+++ Raw data +++
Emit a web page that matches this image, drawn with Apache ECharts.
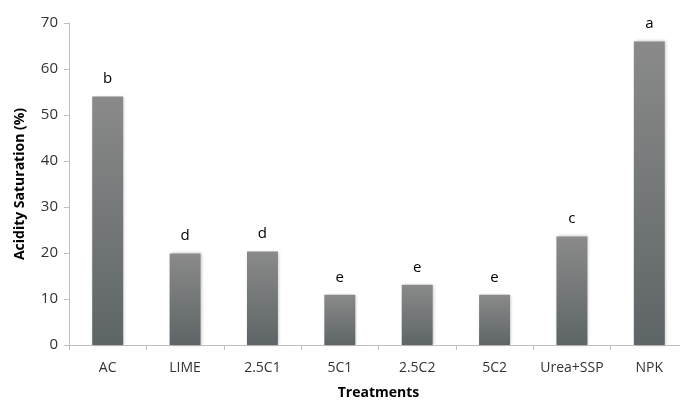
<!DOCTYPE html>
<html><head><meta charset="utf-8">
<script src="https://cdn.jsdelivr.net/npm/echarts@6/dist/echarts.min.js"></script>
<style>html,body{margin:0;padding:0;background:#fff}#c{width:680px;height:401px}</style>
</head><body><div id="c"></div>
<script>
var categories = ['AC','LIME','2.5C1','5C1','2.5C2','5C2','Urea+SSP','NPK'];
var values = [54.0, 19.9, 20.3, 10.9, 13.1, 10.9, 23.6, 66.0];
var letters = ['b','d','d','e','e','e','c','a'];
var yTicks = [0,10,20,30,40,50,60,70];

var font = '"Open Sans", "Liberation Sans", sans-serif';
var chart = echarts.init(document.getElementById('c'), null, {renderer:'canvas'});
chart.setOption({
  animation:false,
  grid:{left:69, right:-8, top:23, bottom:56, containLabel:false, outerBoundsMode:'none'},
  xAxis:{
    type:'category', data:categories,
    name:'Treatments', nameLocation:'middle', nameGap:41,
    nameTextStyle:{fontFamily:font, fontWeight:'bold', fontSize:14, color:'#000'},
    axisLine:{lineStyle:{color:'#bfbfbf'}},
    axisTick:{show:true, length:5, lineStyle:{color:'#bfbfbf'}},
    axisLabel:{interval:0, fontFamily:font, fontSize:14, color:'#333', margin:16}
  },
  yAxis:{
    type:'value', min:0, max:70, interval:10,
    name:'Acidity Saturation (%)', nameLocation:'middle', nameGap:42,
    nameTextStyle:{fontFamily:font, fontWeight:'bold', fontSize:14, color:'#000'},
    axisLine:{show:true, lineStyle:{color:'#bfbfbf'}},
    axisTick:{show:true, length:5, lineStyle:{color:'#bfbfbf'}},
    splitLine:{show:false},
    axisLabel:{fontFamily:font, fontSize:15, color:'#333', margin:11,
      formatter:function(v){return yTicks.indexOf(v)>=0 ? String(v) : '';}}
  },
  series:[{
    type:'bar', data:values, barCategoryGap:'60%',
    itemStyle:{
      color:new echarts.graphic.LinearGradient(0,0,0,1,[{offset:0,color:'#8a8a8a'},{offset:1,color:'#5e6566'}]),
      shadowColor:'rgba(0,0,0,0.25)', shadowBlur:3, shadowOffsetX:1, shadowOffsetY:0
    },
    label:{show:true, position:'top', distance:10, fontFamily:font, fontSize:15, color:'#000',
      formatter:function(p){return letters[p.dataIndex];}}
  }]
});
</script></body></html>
+++
Exercise instructions.
Transcribe the whole listing exactly. Pictures stay out of your copy.

Problem solution.
Emit a web page that matches this image, drawn with Apache ECharts.
<!DOCTYPE html>
<html><head><meta charset="utf-8">
<script src="https://cdn.jsdelivr.net/npm/echarts@6/dist/echarts.min.js"></script>
<style>html,body{margin:0;padding:0;background:#fff}#c{width:680px;height:401px}</style>
</head><body><div id="c"></div>
<script>
var categories = ['AC','LIME','2.5C1','5C1','2.5C2','5C2','Urea+SSP','NPK'];
var values = [54.0, 19.9, 20.3, 10.9, 13.1, 10.9, 23.6, 66.0];
var letters = ['b','d','d','e','e','e','c','a'];
var yTicks = [0,10,20,30,40,50,60,70];

var font = '"Open Sans", "Liberation Sans", sans-serif';
var chart = echarts.init(document.getElementById('c'), null, {renderer:'canvas'});
chart.setOption({
  animation:false,
  grid:{left:69, right:-8, top:23, bottom:56, containLabel:false, outerBoundsMode:'none'},
  xAxis:{
    type:'category', data:categories,
    name:'Treatments', nameLocation:'middle', nameGap:41,
    nameTextStyle:{fontFamily:font, fontWeight:'bold', fontSize:14, color:'#000'},
    axisLine:{lineStyle:{color:'#bfbfbf'}},
    axisTick:{show:true, length:5, lineStyle:{color:'#bfbfbf'}},
    axisLabel:{interval:0, fontFamily:font, fontSize:14, color:'#333', margin:16}
  },
  yAxis:{
    type:'value', min:0, max:70, interval:10,
    name:'Acidity Saturation (%)', nameLocation:'middle', nameGap:42,
    nameTextStyle:{fontFamily:font, fontWeight:'bold', fontSize:14, color:'#000'},
    axisLine:{show:true, lineStyle:{color:'#bfbfbf'}},
    axisTick:{show:true, length:5, lineStyle:{color:'#bfbfbf'}},
    splitLine:{show:false},
    axisLabel:{fontFamily:font, fontSize:15, color:'#333', margin:11,
      formatter:function(v){return yTicks.indexOf(v)>=0 ? String(v) : '';}}
  },
  series:[{
    type:'bar', data:values, barCategoryGap:'60%',
    itemStyle:{
      color:new echarts.graphic.LinearGradient(0,0,0,1,[{offset:0,color:'#8a8a8a'},{offset:1,color:'#5e6566'}]),
      shadowColor:'rgba(0,0,0,0.25)', shadowBlur:3, shadowOffsetX:1, shadowOffsetY:0
    },
    label:{show:true, position:'top', distance:10, fontFamily:font, fontSize:15, color:'#000',
      formatter:function(p){return letters[p.dataIndex];}}
  }]
});
</script></body></html>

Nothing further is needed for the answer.